## DATA BLOCK
====

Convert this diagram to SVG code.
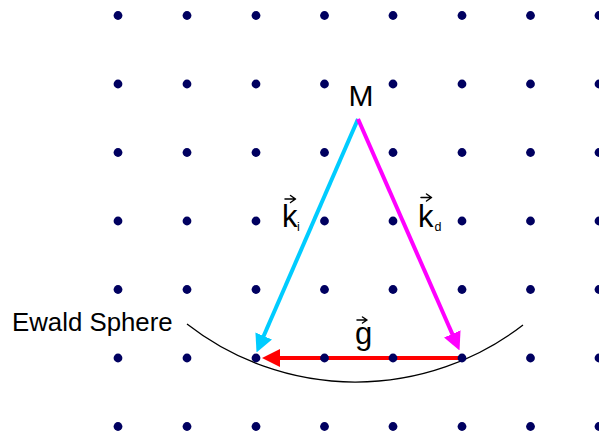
<svg xmlns="http://www.w3.org/2000/svg" width="599" height="436" viewBox="0 0 599 436">
<style>
  .dot { fill: #000060; }
  .lbl { font-family: "Liberation Sans", Arial, sans-serif; fill: #000; }
  .vec { fill: none; stroke: #000; stroke-width: 1.5; stroke-linecap: round; stroke-linejoin: round; }
  .arrow { fill: none; stroke-width: 4; }
</style>
<defs>
  <marker id="ahCyan" markerUnits="userSpaceOnUse" markerWidth="18" markerHeight="18" refX="8" refY="9" orient="auto">
    <path d="M0,0 L18,9 L0,18 z" fill="#00ccff"/>
  </marker>
  <marker id="ahMag" markerUnits="userSpaceOnUse" markerWidth="18" markerHeight="18" refX="8" refY="9" orient="auto">
    <path d="M0,0 L18,9 L0,18 z" fill="#ff00ff"/>
  </marker>
  <marker id="ahRed" markerUnits="userSpaceOnUse" markerWidth="18" markerHeight="18" refX="8" refY="9" orient="auto">
    <path d="M0,0 L18,9 L0,18 z" fill="#ff0000"/>
  </marker>
  <circle id="d" r="4.4" class="dot"/>
</defs>
<rect width="599" height="436" fill="#fff"/>

<g id="ewald-sphere">
  <path d="M187,324 A274,274 0 0,0 523,325" fill="none" stroke="#000" stroke-width="1.3"/>
  <text class="lbl" x="12" y="331" font-size="25.8">Ewald Sphere</text>
</g>

<g id="connectors">
  <line class="arrow" x1="358" y1="119" x2="260.5" y2="343.3" stroke="#00ccff" marker-end="url(#ahCyan)"/>
  <line class="arrow" x1="358" y1="119" x2="455.5" y2="341.3" stroke="#ff00ff" marker-end="url(#ahMag)"/>
  <line class="arrow" x1="459" y1="358" x2="272" y2="358" stroke="#ff0000" marker-end="url(#ahRed)"/>
</g>

<g id="lattice">
  <use href="#d" x="118" y="15.5"/><use href="#d" x="187" y="15.5"/><use href="#d" x="256" y="15.5"/><use href="#d" x="324.5" y="15.5"/><use href="#d" x="393" y="15.5"/><use href="#d" x="462" y="15.5"/><use href="#d" x="530.5" y="15.5"/><use href="#d" x="599" y="15.5"/>
  <use href="#d" x="118" y="84"/><use href="#d" x="187" y="84"/><use href="#d" x="256" y="84"/><use href="#d" x="324.5" y="84"/><use href="#d" x="393" y="84"/><use href="#d" x="462" y="84"/><use href="#d" x="530.5" y="84"/><use href="#d" x="599" y="84"/>
  <use href="#d" x="118" y="152.5"/><use href="#d" x="187" y="152.5"/><use href="#d" x="256" y="152.5"/><use href="#d" x="324.5" y="152.5"/><use href="#d" x="393" y="152.5"/><use href="#d" x="462" y="152.5"/><use href="#d" x="530.5" y="152.5"/><use href="#d" x="599" y="152.5"/>
  <use href="#d" x="118" y="221"/><use href="#d" x="187" y="221"/><use href="#d" x="256" y="221"/><use href="#d" x="324.5" y="221"/><use href="#d" x="393" y="221"/><use href="#d" x="462" y="221"/><use href="#d" x="530.5" y="221"/><use href="#d" x="599" y="221"/>
  <use href="#d" x="118" y="289.5"/><use href="#d" x="187" y="289.5"/><use href="#d" x="256" y="289.5"/><use href="#d" x="324.5" y="289.5"/><use href="#d" x="393" y="289.5"/><use href="#d" x="462" y="289.5"/><use href="#d" x="530.5" y="289.5"/><use href="#d" x="599" y="289.5"/>
  <use href="#d" x="118" y="358"/><use href="#d" x="187" y="358"/><use href="#d" x="256" y="358"/><use href="#d" x="324.5" y="358"/><use href="#d" x="393" y="358"/><use href="#d" x="462" y="358"/><use href="#d" x="530.5" y="358"/><use href="#d" x="599" y="358"/>
  <use href="#d" x="118" y="426.5"/><use href="#d" x="187" y="426.5"/><use href="#d" x="256" y="426.5"/><use href="#d" x="324.5" y="426.5"/><use href="#d" x="393" y="426.5"/><use href="#d" x="462" y="426.5"/><use href="#d" x="530.5" y="426.5"/><use href="#d" x="599" y="426.5"/>
</g>

<g id="M">
  <text class="lbl" x="361" y="105.5" font-size="30" text-anchor="middle">M</text>
</g>

<g id="k_i">
  <text class="lbl" x="282" y="227" font-size="31">k</text>
  <text class="lbl" x="297" y="231" font-size="12.5">i</text>
  <path class="vec" d="M285,199 H295.5 M290.5,195.5 L295.5,199 L290.5,202.5"/>
</g>

<g id="k_d">
  <text class="lbl" x="418" y="227" font-size="31">k</text>
  <text class="lbl" x="434.5" y="231" font-size="12.5">d</text>
  <path class="vec" d="M421,197.5 H431.5 M426.5,194 L431.5,197.5 L426.5,201"/>
</g>

<g id="g">
  <text class="lbl" x="355" y="344" font-size="31">g</text>
  <path class="vec" d="M357,320 H367 M362.5,317 L367,320 L362.5,323"/>
</g>
</svg>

====

## THE REQUEST
Repeat the material above in full and unchanged, minus its images.

## TASK ANSWER
Convert this diagram to SVG code.
<svg xmlns="http://www.w3.org/2000/svg" width="599" height="436" viewBox="0 0 599 436">
<style>
  .dot { fill: #000060; }
  .lbl { font-family: "Liberation Sans", Arial, sans-serif; fill: #000; }
  .vec { fill: none; stroke: #000; stroke-width: 1.5; stroke-linecap: round; stroke-linejoin: round; }
  .arrow { fill: none; stroke-width: 4; }
</style>
<defs>
  <marker id="ahCyan" markerUnits="userSpaceOnUse" markerWidth="18" markerHeight="18" refX="8" refY="9" orient="auto">
    <path d="M0,0 L18,9 L0,18 z" fill="#00ccff"/>
  </marker>
  <marker id="ahMag" markerUnits="userSpaceOnUse" markerWidth="18" markerHeight="18" refX="8" refY="9" orient="auto">
    <path d="M0,0 L18,9 L0,18 z" fill="#ff00ff"/>
  </marker>
  <marker id="ahRed" markerUnits="userSpaceOnUse" markerWidth="18" markerHeight="18" refX="8" refY="9" orient="auto">
    <path d="M0,0 L18,9 L0,18 z" fill="#ff0000"/>
  </marker>
  <circle id="d" r="4.4" class="dot"/>
</defs>
<rect width="599" height="436" fill="#fff"/>

<g id="ewald-sphere">
  <path d="M187,324 A274,274 0 0,0 523,325" fill="none" stroke="#000" stroke-width="1.3"/>
  <text class="lbl" x="12" y="331" font-size="25.8">Ewald Sphere</text>
</g>

<g id="connectors">
  <line class="arrow" x1="358" y1="119" x2="260.5" y2="343.3" stroke="#00ccff" marker-end="url(#ahCyan)"/>
  <line class="arrow" x1="358" y1="119" x2="455.5" y2="341.3" stroke="#ff00ff" marker-end="url(#ahMag)"/>
  <line class="arrow" x1="459" y1="358" x2="272" y2="358" stroke="#ff0000" marker-end="url(#ahRed)"/>
</g>

<g id="lattice">
  <use href="#d" x="118" y="15.5"/><use href="#d" x="187" y="15.5"/><use href="#d" x="256" y="15.5"/><use href="#d" x="324.5" y="15.5"/><use href="#d" x="393" y="15.5"/><use href="#d" x="462" y="15.5"/><use href="#d" x="530.5" y="15.5"/><use href="#d" x="599" y="15.5"/>
  <use href="#d" x="118" y="84"/><use href="#d" x="187" y="84"/><use href="#d" x="256" y="84"/><use href="#d" x="324.5" y="84"/><use href="#d" x="393" y="84"/><use href="#d" x="462" y="84"/><use href="#d" x="530.5" y="84"/><use href="#d" x="599" y="84"/>
  <use href="#d" x="118" y="152.5"/><use href="#d" x="187" y="152.5"/><use href="#d" x="256" y="152.5"/><use href="#d" x="324.5" y="152.5"/><use href="#d" x="393" y="152.5"/><use href="#d" x="462" y="152.5"/><use href="#d" x="530.5" y="152.5"/><use href="#d" x="599" y="152.5"/>
  <use href="#d" x="118" y="221"/><use href="#d" x="187" y="221"/><use href="#d" x="256" y="221"/><use href="#d" x="324.5" y="221"/><use href="#d" x="393" y="221"/><use href="#d" x="462" y="221"/><use href="#d" x="530.5" y="221"/><use href="#d" x="599" y="221"/>
  <use href="#d" x="118" y="289.5"/><use href="#d" x="187" y="289.5"/><use href="#d" x="256" y="289.5"/><use href="#d" x="324.5" y="289.5"/><use href="#d" x="393" y="289.5"/><use href="#d" x="462" y="289.5"/><use href="#d" x="530.5" y="289.5"/><use href="#d" x="599" y="289.5"/>
  <use href="#d" x="118" y="358"/><use href="#d" x="187" y="358"/><use href="#d" x="256" y="358"/><use href="#d" x="324.5" y="358"/><use href="#d" x="393" y="358"/><use href="#d" x="462" y="358"/><use href="#d" x="530.5" y="358"/><use href="#d" x="599" y="358"/>
  <use href="#d" x="118" y="426.5"/><use href="#d" x="187" y="426.5"/><use href="#d" x="256" y="426.5"/><use href="#d" x="324.5" y="426.5"/><use href="#d" x="393" y="426.5"/><use href="#d" x="462" y="426.5"/><use href="#d" x="530.5" y="426.5"/><use href="#d" x="599" y="426.5"/>
</g>

<g id="M">
  <text class="lbl" x="361" y="105.5" font-size="30" text-anchor="middle">M</text>
</g>

<g id="k_i">
  <text class="lbl" x="282" y="227" font-size="31">k</text>
  <text class="lbl" x="297" y="231" font-size="12.5">i</text>
  <path class="vec" d="M285,199 H295.5 M290.5,195.5 L295.5,199 L290.5,202.5"/>
</g>

<g id="k_d">
  <text class="lbl" x="418" y="227" font-size="31">k</text>
  <text class="lbl" x="434.5" y="231" font-size="12.5">d</text>
  <path class="vec" d="M421,197.5 H431.5 M426.5,194 L431.5,197.5 L426.5,201"/>
</g>

<g id="g">
  <text class="lbl" x="355" y="344" font-size="31">g</text>
  <path class="vec" d="M357,320 H367 M362.5,317 L367,320 L362.5,323"/>
</g>
</svg>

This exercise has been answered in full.